Yesterday, the World Health Organization wrapped up its first meeting of a new advisory committee set up to create global governance and oversight standards for human gene editing.
The committee was hastily pulled together in December after the revelation last year that a Chinese scientist had genetically modified two embryos using CRISPR technology to remove the CCR5 gene, which plays a critical role in enabling many forms of HIV (the virus that causes AIDS) to infect cells.
As soon as the Shenzhen-based geneticist He Jiankui made his results public, his work was met with universal condemnation — both inside and outside of China.
He was last seen under house arrest in a compound on the university grounds where he conducted his research as China moved retroactively to declare his work illegal.
Now the World Health Organization is taking its first steps to regulate the use of the technology.
“Gene editing holds incredible promise for health, but it also poses some risks, both ethically and medically,” said Dr. Tedros Adhanom Ghebreyesus, WHO director-general, in a statement.

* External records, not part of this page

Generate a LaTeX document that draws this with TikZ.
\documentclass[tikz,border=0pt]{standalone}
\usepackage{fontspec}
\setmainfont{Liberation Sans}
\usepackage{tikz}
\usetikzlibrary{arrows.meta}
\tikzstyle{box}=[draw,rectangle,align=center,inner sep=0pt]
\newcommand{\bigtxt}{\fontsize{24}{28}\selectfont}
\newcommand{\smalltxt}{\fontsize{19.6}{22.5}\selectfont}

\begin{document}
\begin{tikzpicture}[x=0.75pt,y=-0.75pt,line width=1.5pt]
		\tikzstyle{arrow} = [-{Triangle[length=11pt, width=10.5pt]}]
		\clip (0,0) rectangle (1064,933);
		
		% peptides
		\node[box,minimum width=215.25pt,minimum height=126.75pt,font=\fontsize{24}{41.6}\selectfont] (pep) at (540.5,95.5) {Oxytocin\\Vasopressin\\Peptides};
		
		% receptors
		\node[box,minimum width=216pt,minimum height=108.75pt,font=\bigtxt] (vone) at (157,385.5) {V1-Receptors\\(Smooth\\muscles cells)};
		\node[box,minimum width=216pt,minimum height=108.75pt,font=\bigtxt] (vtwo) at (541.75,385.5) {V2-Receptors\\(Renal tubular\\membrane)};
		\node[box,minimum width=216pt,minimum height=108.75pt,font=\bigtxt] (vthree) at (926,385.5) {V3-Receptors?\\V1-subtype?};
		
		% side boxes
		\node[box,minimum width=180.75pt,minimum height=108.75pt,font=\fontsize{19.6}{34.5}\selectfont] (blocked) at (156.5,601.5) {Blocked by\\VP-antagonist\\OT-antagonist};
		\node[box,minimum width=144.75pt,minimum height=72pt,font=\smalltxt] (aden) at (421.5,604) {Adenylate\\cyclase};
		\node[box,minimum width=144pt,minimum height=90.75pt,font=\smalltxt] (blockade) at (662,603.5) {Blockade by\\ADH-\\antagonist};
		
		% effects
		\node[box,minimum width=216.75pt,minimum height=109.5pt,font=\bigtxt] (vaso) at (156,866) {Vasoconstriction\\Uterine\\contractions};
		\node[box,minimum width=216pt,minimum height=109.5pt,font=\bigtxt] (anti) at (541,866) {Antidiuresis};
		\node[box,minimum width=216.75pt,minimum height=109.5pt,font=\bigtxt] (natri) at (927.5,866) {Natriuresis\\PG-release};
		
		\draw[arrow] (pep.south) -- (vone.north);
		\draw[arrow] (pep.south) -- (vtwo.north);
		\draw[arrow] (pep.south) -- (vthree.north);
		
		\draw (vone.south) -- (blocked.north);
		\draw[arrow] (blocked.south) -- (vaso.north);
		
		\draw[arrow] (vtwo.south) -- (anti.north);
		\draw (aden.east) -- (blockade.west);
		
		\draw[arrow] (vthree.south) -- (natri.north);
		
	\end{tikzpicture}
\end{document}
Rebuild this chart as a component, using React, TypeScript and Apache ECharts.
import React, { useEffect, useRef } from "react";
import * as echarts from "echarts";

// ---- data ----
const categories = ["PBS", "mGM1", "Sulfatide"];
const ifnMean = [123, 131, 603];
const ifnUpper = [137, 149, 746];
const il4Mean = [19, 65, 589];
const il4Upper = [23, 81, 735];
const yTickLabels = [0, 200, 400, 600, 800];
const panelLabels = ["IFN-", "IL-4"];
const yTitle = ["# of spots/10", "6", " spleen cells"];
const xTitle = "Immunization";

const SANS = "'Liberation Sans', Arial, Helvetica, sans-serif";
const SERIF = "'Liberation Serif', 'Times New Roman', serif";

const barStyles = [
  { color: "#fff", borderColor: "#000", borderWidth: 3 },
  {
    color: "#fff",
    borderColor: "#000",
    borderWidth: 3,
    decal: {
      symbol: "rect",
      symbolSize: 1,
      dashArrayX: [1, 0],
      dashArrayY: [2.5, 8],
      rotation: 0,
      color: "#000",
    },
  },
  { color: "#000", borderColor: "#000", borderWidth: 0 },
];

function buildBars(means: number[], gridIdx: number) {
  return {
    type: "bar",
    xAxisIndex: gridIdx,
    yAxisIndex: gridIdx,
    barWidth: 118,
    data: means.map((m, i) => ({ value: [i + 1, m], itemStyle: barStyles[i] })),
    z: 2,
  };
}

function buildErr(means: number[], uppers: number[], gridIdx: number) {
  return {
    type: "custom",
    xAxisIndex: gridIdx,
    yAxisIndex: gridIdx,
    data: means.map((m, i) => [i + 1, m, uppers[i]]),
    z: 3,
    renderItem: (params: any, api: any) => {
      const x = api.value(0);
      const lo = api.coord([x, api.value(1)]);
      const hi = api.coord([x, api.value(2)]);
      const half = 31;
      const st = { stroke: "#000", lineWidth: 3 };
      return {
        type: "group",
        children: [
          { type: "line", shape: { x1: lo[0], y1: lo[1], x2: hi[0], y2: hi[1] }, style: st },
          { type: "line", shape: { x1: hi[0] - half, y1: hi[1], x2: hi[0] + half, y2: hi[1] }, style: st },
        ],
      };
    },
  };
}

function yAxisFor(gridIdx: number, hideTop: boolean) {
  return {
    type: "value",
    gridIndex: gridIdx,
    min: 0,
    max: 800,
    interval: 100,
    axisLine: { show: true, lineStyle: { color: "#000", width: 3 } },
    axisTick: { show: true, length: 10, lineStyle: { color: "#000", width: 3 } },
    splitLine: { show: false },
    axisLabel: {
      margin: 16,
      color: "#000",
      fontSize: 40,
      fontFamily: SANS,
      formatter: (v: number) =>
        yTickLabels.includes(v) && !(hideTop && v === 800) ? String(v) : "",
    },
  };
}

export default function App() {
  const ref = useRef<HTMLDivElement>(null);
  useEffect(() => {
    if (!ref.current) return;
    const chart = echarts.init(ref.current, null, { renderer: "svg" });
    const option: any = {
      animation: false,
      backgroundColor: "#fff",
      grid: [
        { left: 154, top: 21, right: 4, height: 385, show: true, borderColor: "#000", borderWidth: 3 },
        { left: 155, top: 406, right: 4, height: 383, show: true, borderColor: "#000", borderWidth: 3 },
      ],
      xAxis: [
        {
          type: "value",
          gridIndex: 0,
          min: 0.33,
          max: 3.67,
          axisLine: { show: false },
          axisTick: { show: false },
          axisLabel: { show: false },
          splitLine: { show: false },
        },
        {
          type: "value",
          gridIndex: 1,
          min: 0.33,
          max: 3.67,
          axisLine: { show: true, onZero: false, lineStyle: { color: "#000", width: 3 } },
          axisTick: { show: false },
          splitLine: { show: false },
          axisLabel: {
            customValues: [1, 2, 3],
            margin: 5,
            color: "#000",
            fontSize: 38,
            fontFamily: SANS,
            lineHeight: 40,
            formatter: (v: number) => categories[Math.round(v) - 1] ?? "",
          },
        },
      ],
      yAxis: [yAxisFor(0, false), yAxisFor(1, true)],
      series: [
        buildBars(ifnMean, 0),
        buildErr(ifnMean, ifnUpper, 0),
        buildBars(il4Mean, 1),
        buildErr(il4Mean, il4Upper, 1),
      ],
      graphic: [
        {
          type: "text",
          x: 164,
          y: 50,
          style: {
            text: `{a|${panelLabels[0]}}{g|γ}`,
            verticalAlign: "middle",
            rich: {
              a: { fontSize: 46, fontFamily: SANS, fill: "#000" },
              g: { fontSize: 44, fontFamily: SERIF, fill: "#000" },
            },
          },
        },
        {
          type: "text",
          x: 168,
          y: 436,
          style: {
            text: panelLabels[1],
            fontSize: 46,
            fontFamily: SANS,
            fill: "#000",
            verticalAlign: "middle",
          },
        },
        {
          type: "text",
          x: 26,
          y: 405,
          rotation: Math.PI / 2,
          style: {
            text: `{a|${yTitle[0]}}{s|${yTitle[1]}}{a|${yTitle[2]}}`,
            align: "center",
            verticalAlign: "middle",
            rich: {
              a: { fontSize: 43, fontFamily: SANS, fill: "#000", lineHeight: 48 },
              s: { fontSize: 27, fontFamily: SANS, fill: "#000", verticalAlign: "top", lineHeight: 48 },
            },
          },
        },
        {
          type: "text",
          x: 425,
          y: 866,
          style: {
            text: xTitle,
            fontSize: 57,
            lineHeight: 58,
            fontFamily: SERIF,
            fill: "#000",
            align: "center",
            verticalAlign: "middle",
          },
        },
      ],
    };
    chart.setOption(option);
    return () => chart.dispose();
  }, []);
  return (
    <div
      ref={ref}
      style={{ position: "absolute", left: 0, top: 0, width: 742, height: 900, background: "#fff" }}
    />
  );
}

For the past two days the WHO’s committee of experts hashed out a few first steps for governing research around human gene editing, including a baseline agreement that working on any clinical applications would be irresponsible.
The committee also called on WHO to create a central registry for all of the research being conducted on editing the human genome, to create a database of all ongoing work.
“The committee will develop essential tools and guidance for all those working on this new technology to ensure maximum benefit and minimal risk to human health,” said Dr. Soumya Swaminathan, WHO chief scientist, in a statement.